Ok, this story as it is makes no seance. The "seperat by equle" line, comme on. If there were giants and normal sized people living in the same society there would be segragation and for good reason. Also, why would Angelina Jolie critasize the princess and then do a compleat 180 after the princess ate a news crew. No one acts like a real person in this story.

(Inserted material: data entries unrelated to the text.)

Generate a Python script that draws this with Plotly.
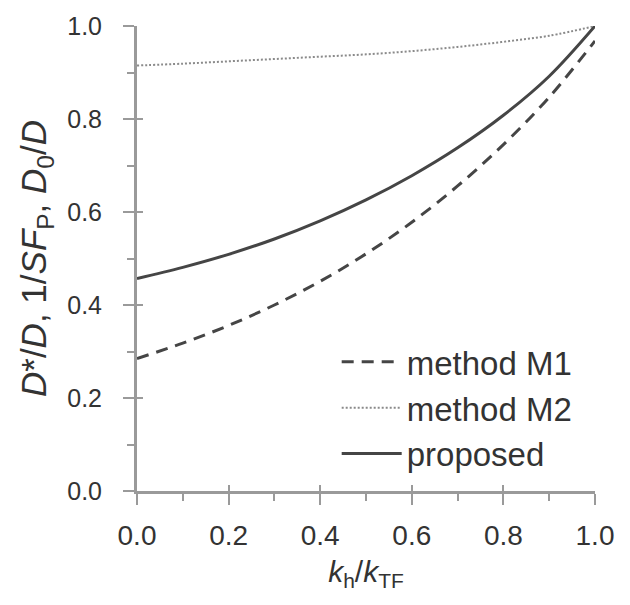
import plotly.graph_objects as go

# data
k_ratio = [0.0, 0.1, 0.2, 0.3, 0.4, 0.5, 0.6, 0.7, 0.8, 0.9, 1.0]
method_m1 = [0.285, 0.318, 0.356, 0.400, 0.451, 0.510, 0.578, 0.656, 0.745, 0.847, 0.968]
method_m2 = [0.915, 0.919, 0.924, 0.929, 0.934, 0.939, 0.946, 0.955, 0.966, 0.979, 1.0]
proposed = [0.457, 0.481, 0.509, 0.542, 0.581, 0.626, 0.678, 0.738, 0.808, 0.892, 1.0]

tick_vals = [0.0, 0.2, 0.4, 0.6, 0.8, 1.0]
tick_text = ["0.0", "0.2", "0.4", "0.6", "0.8", "1.0"]

FONT = "Liberation Sans, Arial, sans-serif"
TXT = "#333333"
AX = "#9a9a9a"

fig = go.Figure()
fig.add_trace(go.Scatter(x=k_ratio, y=method_m1, mode="lines", name="method M1",
                         line=dict(color="#454545", width=3, dash="12px,8px", shape="spline")))
fig.add_trace(go.Scatter(x=k_ratio, y=method_m2, mode="lines", name="method M2",
                         line=dict(color="#8a8a8a", width=2, dash="2px,2px", shape="spline")))
fig.add_trace(go.Scatter(x=k_ratio, y=proposed, mode="lines", name="proposed",
                         line=dict(color="#454545", width=3, shape="spline")))
# invisible trace to realise the overlay axes (inner half of major ticks)
fig.add_trace(go.Scatter(x=k_ratio, y=proposed, xaxis="x2", yaxis="y2", mode="lines",
                         line=dict(width=0), opacity=0, showlegend=False, hoverinfo="skip"))


def axis_common(size, standoff):
    return dict(range=[0, 1], tickvals=tick_vals, ticktext=tick_text,
                showgrid=False, zeroline=False, showline=True, linecolor=AX, linewidth=3,
                ticks="outside", ticklen=11, tickwidth=2, tickcolor=AX,
                ticklabelstandoff=standoff,
                tickfont=dict(family=FONT, size=size, color=TXT),
                minor=dict(dtick=0.1, ticks="outside", ticklen=7, tickwidth=1.5, tickcolor=AX))


fig.update_layout(
    width=630, height=605,
    margin=dict(l=137, r=35, t=24, b=114),
    paper_bgcolor="white", plot_bgcolor="white",
    showlegend=True,
    legend=dict(x=0.436, y=0.338, xanchor="left", yanchor="top",
                bgcolor="rgba(0,0,0,0)", font=dict(family=FONT, size=33, color=TXT),
                itemwidth=60, tracegroupgap=0),
    xaxis=dict(**axis_common(28, 6),
               title=dict(text="<i>k</i><sub>h</sub>/<i>k</i><sub>TF</sub>",
                          font=dict(family=FONT, size=30, color=TXT), standoff=12)),
    yaxis=dict(**axis_common(25, 16),
               title=dict(text="<i>D</i>*/<i>D</i>, 1/<i>SF</i><sub>P</sub>, <i>D</i><sub>0</sub>/<i>D</i>",
                          font=dict(family=FONT, size=35, color=TXT), standoff=10)),
    xaxis2=dict(overlaying="x", anchor="y2", range=[0, 1], tickvals=tick_vals,
                showticklabels=False, showgrid=False, zeroline=False, showline=False,
                ticks="inside", ticklen=6, tickwidth=2, tickcolor=AX),
    yaxis2=dict(overlaying="y", anchor="x2", range=[0, 1], tickvals=tick_vals,
                showticklabels=False, showgrid=False, zeroline=False, showline=False,
                ticks="inside", ticklen=6, tickwidth=2, tickcolor=AX),
)

fig.write_html("out.html")
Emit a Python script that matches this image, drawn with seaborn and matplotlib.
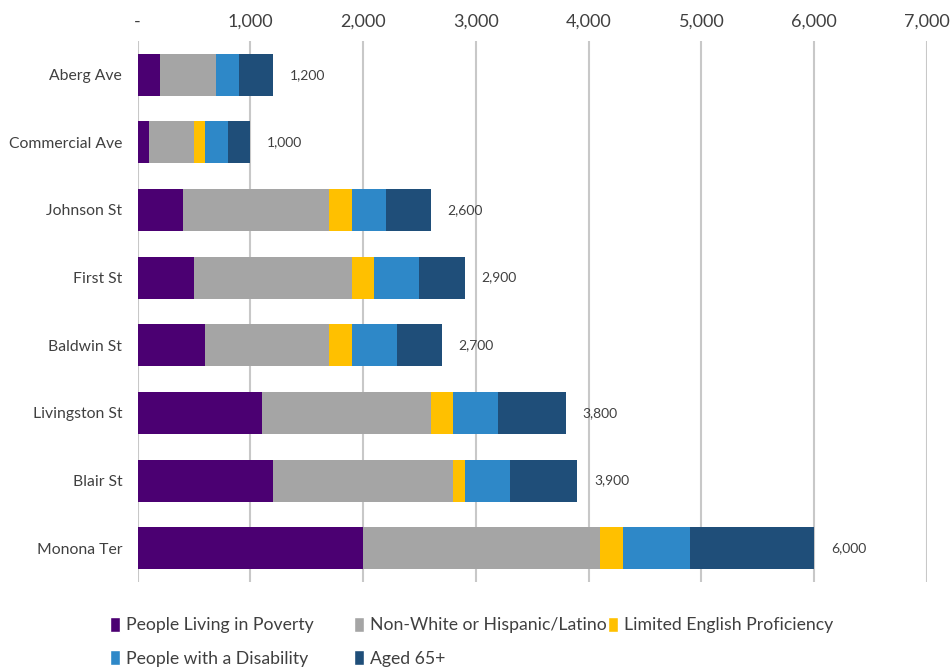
import numpy as np
import pandas as pd
import matplotlib
matplotlib.use("Agg")
import matplotlib.pyplot as plt
from matplotlib.patches import Patch
from matplotlib.ticker import FuncFormatter
import seaborn as sns

# --- DATA ---
streets = ['Aberg Ave', 'Commercial Ave', 'Johnson St', 'First St',
           'Baldwin St', 'Livingston St', 'Blair St', 'Monona Ter']
poverty = [200, 100, 400, 500, 600, 1100, 1200, 2000]
non_white = [500, 400, 1300, 1400, 1100, 1500, 1600, 2100]
limited_english = [0, 100, 200, 200, 200, 200, 100, 200]
disability = [200, 200, 300, 400, 400, 400, 400, 600]
aged_65 = [300, 200, 400, 400, 400, 600, 600, 1100]

series_names = ['People Living in Poverty', 'Non-White or Hispanic/Latino',
                'Limited English Proficiency', 'People with a Disability', 'Aged 65+']
colors = ['#4B0072', '#A5A5A5', '#FFC000', '#2E88C8', '#1F4E79']

df = pd.DataFrame({
    'Street': streets,
    series_names[0]: poverty,
    series_names[1]: non_white,
    series_names[2]: limited_english,
    series_names[3]: disability,
    series_names[4]: aged_65,
})
cum = df[series_names].cumsum(axis=1)
totals = cum[series_names[-1]].values

sns.set_style('white')
plt.rcParams['font.family'] = ['Lato', 'DejaVu Sans']

W, H = 951, 671
fig = plt.figure(figsize=(W / 100, H / 100), dpi=100)
ax = fig.add_axes([0.1446, 0.1326, 0.8302, 0.8065])

# stacked bars: draw cumulative totals from the outermost segment inwards
for name, col in reversed(list(zip(series_names, colors))):
    sns.barplot(x=cum[name].values, y=df['Street'], orient='h', color=col,
                width=0.62, saturation=1, linewidth=0, ax=ax, zorder=3)

for i, tot in enumerate(totals):
    ax.annotate(f'{tot:,}', xy=(tot, i), xytext=(12, 0), textcoords='offset points',
                ha='left', va='center', fontsize=10, color='#404040')

ax.set_xlim(0, 7000)
ax.set_xticks(np.arange(0, 7001, 1000))
ax.xaxis.set_major_formatter(FuncFormatter(lambda v, p: '-' if v == 0 else f'{int(v):,}'))
ax.xaxis.tick_top()
ax.tick_params(axis='x', length=0, labelsize=13, colors='#404040', pad=8)
ax.tick_params(axis='y', length=0, labelsize=11.3, colors='#404040', pad=11)
ax.set_xlabel('')
ax.set_ylabel('')
ax.grid(axis='x', color='#C8C8C8', linewidth=1.5, zorder=0)
ax.set_axisbelow(True)
for s in ax.spines.values():
    s.set_visible(False)

# legend: three fixed-width columns like the original
handles = [Patch(facecolor=c, label=n) for n, c in zip(series_names, colors)]
columns = [([0, 3], 110), ([1, 4], 354), ([2], 608)]
for idx, xpix in columns:
    fig.legend([handles[i] for i in idx], [series_names[i] for i in idx],
               loc='upper left', bbox_to_anchor=(xpix / W, 1 - 617 / H), ncol=1,
               frameon=False, fontsize=12.7, labelcolor='#404040', borderaxespad=0,
               borderpad=0, handlelength=0.55, handleheight=0.9, handletextpad=0.35,
               labelspacing=0.95)

fig.savefig('out.png', dpi=100)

The only way people would put up with this kind of thing is if that red spice also gave them invulnerability. Even then the red spice would be a highly controlled substance.



Author's Response:

Celebrity Crush is a farce, which means not everything in the story is supposed to make sense. The whole point of the story is that it yes, obviously, humans and giantesses aren't "seperate-but-equal" in any real sense. One of them has all the power here. The joke is that in spite of obvious evidence to the contrary, both little people and giantesses seem to genuinely believe everyone is on a level playing field. Even small, powerless people support the rights of Giantesses to trample them, because they either tell themselves that the giantesses deserve it, or believe they may themselves one day become or date a giantess.

 

This is meant to be a metaphor for the way America's poor often deny the existence of class inequality. Many people blame the poor and disenfranchised for their failures, calling them lazy, stupid and immoral. At the same time they7 praise the wealthy for their hard work, calling them job creators. While there is some truth to this narrative, it grossly oversimplifies reality, and ties into something called the "Just-world fallacy" the belief that people get what they deserve. As the just-world fallacy goes, the poor are poor because they're bad, the rich are rich because they're good. Because America is a classless meritocracy, right?

 

In fact, there's a huge amount of evidence that runs contrary to this conservative narrative. A wealth of data shows that the best predictor for a person's income--rather than some nebulous concept like persistence, integrity, hard-work or intelligence (although those are also important) is the income of their parents. And the data also shows that it's becoming more and more like that, and that the gap between the haves and have-nots is growing rapidly.

 

In other words, the rich are getting richer, the poor are getting poorer, and it's extremely difficult for the poor to become rich, regardless of how smart you are or how hard you work. As corporate profits and the incomes of the richest 0.01% Americans rise dramatically, the wages of the middle class have stagnated for decades, and the wages of the poor have been actively decreasing. This is due to a number of factors, like outsourcing, automization, the erosion of unions and good-paying working class jobs, rising education costs, rising unemployment rates, and an increasing expectation that people have college education to be eligable for jobs that once had no education requirements. But the rich get richer, in ways that often hurt the poor and middle-class, and hardly anyone wants to acknowledge the problem, let alone try to fix it.

 

The giantesses are meant as a symbol for the ultra-rich: the billionaires and CEO's and wealthy celebrities of the world. Most of them come from utterly privaledged backgrounds inherited great wealth, and yet common people believe that one day, with hard work, they too will become or marry a giantess. The giantesses are largely a self-serving, sometimes destructive lot, and yet people believe they're deserving of special privalages, and oppose any laws that might constrain them. 

 

Celebrity Crush was intended to be a satire addressing this and other issues. Did I do a good job communicating this message? Perhaps not. If there's one thing that writing this series has taught me, it's that writing good satire is really, really hard. Was it a good idea to try to introduce sociopolitical satire into an erotic fetish fiction story in the first place? Well, I think there's defintely some potential there, although there may have been a bit of hubris involved in thinking I could pull it off. Anyway, I hope this at least clarifies what I was going for. I'm going to publish another chapter soon, which was originally intended as the first chapter of the series, and provides some exposition for the world. Hopefully that will help to clarify the series' themes.